#### Data shown

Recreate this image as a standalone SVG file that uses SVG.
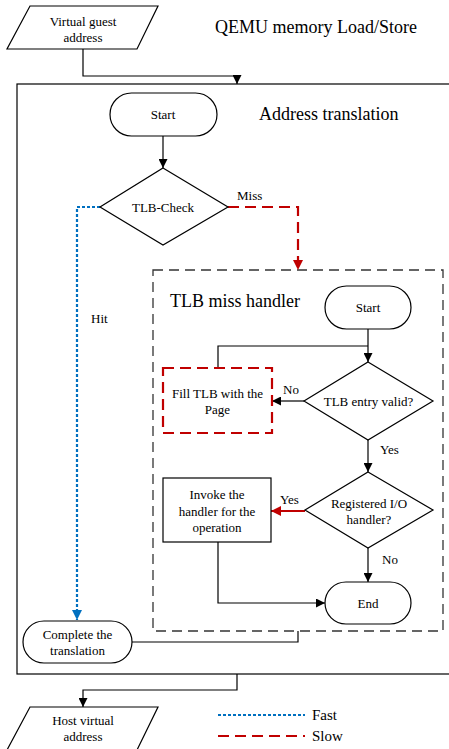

########
#### Data shown

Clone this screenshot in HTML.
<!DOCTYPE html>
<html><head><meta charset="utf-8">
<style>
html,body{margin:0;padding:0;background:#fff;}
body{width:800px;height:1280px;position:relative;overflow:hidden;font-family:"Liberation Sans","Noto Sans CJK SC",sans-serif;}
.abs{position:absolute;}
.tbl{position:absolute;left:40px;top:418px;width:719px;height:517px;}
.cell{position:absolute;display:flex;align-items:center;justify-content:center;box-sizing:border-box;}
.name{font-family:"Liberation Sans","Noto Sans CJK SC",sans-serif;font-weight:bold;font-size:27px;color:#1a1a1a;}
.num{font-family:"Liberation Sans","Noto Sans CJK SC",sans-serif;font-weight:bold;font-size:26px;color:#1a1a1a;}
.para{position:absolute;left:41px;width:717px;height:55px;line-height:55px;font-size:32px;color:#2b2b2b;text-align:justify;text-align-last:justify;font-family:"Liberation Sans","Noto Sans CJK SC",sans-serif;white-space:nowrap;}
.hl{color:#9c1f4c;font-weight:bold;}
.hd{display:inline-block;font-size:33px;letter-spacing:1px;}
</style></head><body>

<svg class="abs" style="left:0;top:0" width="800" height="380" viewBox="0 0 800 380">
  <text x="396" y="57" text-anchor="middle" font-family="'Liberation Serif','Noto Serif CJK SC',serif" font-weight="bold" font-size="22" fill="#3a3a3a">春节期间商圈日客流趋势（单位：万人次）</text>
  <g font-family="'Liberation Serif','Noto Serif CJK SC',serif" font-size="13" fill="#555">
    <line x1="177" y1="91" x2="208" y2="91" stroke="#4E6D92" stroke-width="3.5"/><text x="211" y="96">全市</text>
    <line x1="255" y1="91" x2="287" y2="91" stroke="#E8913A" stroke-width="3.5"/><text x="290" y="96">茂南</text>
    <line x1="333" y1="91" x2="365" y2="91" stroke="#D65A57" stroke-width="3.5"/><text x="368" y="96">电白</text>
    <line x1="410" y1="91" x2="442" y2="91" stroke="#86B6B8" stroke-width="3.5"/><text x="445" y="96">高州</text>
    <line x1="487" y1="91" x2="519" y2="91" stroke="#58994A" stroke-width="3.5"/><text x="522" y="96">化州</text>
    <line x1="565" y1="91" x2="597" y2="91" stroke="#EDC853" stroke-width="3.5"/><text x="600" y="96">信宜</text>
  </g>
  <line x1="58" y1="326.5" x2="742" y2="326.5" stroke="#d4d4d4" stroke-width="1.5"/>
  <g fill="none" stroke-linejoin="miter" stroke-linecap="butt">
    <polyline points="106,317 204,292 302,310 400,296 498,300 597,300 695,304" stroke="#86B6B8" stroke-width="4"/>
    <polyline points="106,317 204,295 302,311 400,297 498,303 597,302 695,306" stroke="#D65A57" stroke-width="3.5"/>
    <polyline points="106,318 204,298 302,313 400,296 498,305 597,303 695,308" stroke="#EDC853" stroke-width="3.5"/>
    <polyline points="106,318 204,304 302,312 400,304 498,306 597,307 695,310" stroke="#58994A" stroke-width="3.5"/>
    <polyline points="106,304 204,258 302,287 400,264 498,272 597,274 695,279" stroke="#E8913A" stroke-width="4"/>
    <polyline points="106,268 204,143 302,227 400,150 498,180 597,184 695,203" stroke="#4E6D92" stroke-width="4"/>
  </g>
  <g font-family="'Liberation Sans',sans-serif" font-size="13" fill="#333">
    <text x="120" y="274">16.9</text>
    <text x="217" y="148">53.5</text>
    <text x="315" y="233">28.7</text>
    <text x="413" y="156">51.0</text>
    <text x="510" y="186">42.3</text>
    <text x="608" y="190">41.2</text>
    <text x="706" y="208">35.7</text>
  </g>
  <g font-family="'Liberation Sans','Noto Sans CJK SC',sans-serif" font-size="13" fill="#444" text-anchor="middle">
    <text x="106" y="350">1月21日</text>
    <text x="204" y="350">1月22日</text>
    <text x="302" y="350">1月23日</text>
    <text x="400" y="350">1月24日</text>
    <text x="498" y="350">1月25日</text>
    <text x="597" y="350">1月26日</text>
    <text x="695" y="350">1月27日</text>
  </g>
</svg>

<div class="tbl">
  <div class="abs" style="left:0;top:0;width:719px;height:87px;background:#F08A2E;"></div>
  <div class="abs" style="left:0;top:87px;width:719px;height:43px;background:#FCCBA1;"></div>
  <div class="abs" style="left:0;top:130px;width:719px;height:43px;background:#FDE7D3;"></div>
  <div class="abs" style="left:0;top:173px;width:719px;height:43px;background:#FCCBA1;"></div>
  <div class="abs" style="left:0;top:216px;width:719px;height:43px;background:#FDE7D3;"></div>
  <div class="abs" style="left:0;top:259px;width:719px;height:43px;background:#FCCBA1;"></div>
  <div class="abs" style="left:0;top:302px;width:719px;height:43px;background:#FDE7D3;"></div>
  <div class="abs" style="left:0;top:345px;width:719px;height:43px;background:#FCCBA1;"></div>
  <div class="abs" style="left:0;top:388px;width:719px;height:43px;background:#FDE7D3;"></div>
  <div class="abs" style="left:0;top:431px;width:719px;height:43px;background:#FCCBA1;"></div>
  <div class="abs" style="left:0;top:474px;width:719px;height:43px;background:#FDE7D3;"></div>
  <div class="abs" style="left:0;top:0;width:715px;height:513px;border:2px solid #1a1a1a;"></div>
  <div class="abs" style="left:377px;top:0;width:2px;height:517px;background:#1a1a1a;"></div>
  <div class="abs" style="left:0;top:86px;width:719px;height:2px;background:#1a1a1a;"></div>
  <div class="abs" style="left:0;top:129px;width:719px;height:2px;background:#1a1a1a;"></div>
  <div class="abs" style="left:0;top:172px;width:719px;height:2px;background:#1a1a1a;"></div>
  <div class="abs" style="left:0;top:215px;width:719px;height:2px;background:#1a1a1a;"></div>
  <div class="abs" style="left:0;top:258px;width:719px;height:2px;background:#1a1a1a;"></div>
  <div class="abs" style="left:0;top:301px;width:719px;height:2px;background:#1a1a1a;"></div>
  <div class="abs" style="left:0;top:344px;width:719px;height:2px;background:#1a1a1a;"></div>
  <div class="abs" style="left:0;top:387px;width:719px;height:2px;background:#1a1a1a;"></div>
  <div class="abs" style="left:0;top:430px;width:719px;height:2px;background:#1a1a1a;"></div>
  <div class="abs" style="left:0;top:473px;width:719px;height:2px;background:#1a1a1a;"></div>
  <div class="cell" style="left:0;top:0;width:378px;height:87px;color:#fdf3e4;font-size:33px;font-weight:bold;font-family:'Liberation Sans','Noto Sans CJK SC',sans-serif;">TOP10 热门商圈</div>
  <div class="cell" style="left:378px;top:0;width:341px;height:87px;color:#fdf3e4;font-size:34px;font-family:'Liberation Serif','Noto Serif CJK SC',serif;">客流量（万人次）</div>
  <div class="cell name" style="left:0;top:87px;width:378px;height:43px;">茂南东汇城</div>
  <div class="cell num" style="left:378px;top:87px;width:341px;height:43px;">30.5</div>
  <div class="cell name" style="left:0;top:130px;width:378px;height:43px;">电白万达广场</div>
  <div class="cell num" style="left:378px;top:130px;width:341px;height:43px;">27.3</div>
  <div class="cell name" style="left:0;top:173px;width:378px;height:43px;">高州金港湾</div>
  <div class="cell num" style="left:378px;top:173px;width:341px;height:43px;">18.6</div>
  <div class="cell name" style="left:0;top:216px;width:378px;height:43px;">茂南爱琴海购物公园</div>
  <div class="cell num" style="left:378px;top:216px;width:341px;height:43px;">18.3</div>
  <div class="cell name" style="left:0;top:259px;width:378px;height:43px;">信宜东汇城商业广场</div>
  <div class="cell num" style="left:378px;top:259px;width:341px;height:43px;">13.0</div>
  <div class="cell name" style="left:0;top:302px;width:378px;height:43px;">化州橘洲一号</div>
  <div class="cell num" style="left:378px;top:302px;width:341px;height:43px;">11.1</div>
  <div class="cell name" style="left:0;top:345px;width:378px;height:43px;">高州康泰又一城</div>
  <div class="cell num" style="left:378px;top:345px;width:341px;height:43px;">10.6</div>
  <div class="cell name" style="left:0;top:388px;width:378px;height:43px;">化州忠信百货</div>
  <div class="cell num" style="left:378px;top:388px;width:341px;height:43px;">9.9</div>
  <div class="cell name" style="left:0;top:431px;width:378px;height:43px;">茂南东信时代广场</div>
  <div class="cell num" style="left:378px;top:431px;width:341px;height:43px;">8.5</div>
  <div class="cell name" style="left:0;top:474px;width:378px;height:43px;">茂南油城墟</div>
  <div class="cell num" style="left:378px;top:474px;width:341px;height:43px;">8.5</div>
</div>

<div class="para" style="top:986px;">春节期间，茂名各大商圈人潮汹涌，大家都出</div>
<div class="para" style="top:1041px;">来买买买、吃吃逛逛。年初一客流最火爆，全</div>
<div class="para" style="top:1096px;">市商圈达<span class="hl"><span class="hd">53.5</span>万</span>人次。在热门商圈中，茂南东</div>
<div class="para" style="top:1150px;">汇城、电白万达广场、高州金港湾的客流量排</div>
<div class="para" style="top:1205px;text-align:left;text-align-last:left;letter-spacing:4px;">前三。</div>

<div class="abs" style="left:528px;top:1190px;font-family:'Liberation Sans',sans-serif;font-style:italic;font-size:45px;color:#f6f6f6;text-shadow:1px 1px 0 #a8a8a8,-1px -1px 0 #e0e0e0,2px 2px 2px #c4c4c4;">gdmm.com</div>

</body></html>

########

- What is being asked: The lines above from the one containing "Clone this screenshot in HTML." through the one containing "</style></head><body>" are to be set down exactly, and no others.

- Exercise solution:
Clone this screenshot in HTML.
<!DOCTYPE html>
<html><head><meta charset="utf-8">
<style>
html,body{margin:0;padding:0;background:#fff;}
body{width:800px;height:1280px;position:relative;overflow:hidden;font-family:"Liberation Sans","Noto Sans CJK SC",sans-serif;}
.abs{position:absolute;}
.tbl{position:absolute;left:40px;top:418px;width:719px;height:517px;}
.cell{position:absolute;display:flex;align-items:center;justify-content:center;box-sizing:border-box;}
.name{font-family:"Liberation Sans","Noto Sans CJK SC",sans-serif;font-weight:bold;font-size:27px;color:#1a1a1a;}
.num{font-family:"Liberation Sans","Noto Sans CJK SC",sans-serif;font-weight:bold;font-size:26px;color:#1a1a1a;}
.para{position:absolute;left:41px;width:717px;height:55px;line-height:55px;font-size:32px;color:#2b2b2b;text-align:justify;text-align-last:justify;font-family:"Liberation Sans","Noto Sans CJK SC",sans-serif;white-space:nowrap;}
.hl{color:#9c1f4c;font-weight:bold;}
.hd{display:inline-block;font-size:33px;letter-spacing:1px;}
</style></head><body>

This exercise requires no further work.